In the meantime, beat chilled whipping cream until medium-soft peaks form (do not overbeat).
Fold caramel mixture into whipping cream and chill for at least 30 minutes.
Then prepare white chocolate shells.
Melt chocolate in microwave starting with 30 seconds, then 15 - stirring each time - then can heat for 10 more seconds if needed.
Using a pastry brush, cover the inside of 6 molds with a thin layer of chocolate.
Place in freezer and allow to harden.
Then remove from freezer and brush a second layer of chocolate onto first and stick back in freezer until hardened again.
Remove from freezer and fill each chocolate shell (leave in mold) with toffee mousse and place in fridge to chill until final assembly.
Place chocolate pieces in a medium glass bowl.
Heat milk over medium heat in a small pot until bubbles form around the edge.
Pour milk over chocolate and let sit for 1 minute, then stir until chocolate is smooth.
Let cool to room temperature.
In the meantime, beat whipping cream until medium soft peaks form.
Fold choclate ganache into whipping cream and then chill until final assembly.
Chocolate Tart Shell
Preheat oven 350F.
Add flour, cocoa, sugar, salt and butter to food processor and pulse until texture is crumbly.
Add eggs and pulse until dough begins to come together.
Turn out dough onto lightly floured surface and knead a couple times until smooth.
Divide dough into 6 equal balls and roll each out until about 1/8 inch thickness and 6 inches in diameter.
Carefully place dough into pan and trim any overhanging edges.
Cover each with parchment and add weight in the center (beans, pastry weights, etc) and bake for 10 minutes.
Remove parchment and weights from each and then bake 5-10 minutes more until done.

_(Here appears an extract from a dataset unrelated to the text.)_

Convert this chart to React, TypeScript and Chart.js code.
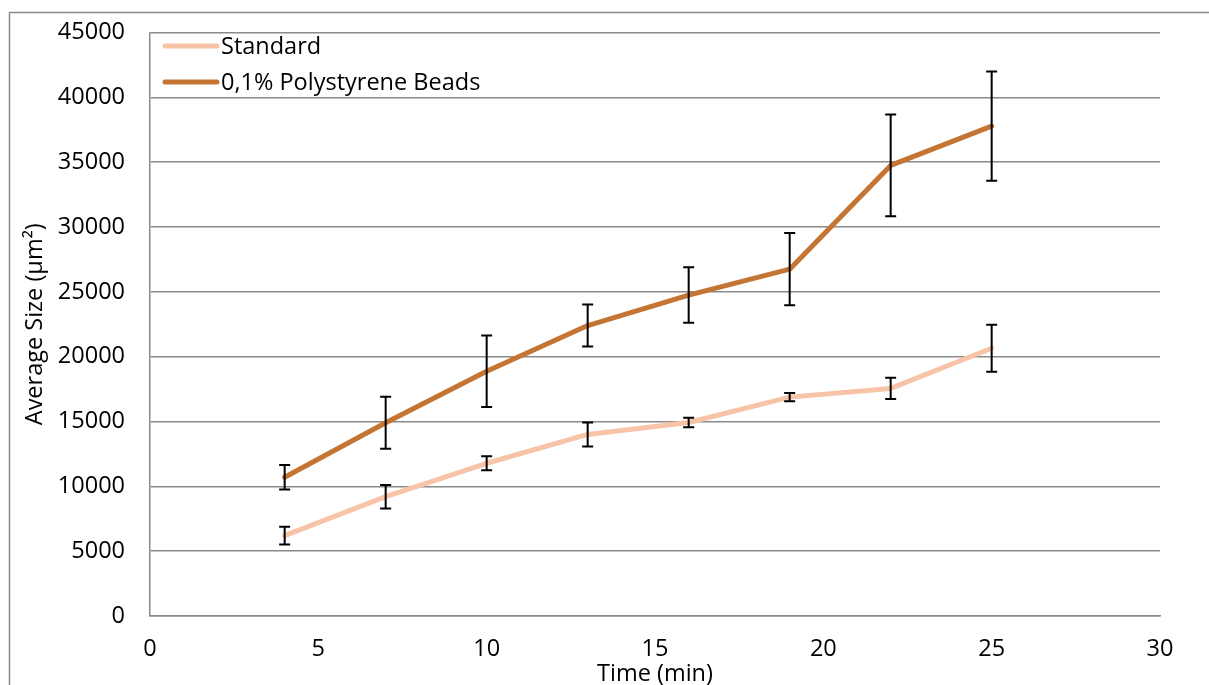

Let cool and then remove from springform pans.
Slice bananas into thin slices.
Take tart shells and add a layer of banana to the bottom of the shell.
Top banana slices with banana custard and fill to edge of tart - I level off with a pastry cutter or knife so it is even.
Very carefully, unmold toffee mousse and place on top of banana custard.
Fill pastry bag with chocolate mousse and pipe around edge of tart.
Garnish with chocolate shavings if desired.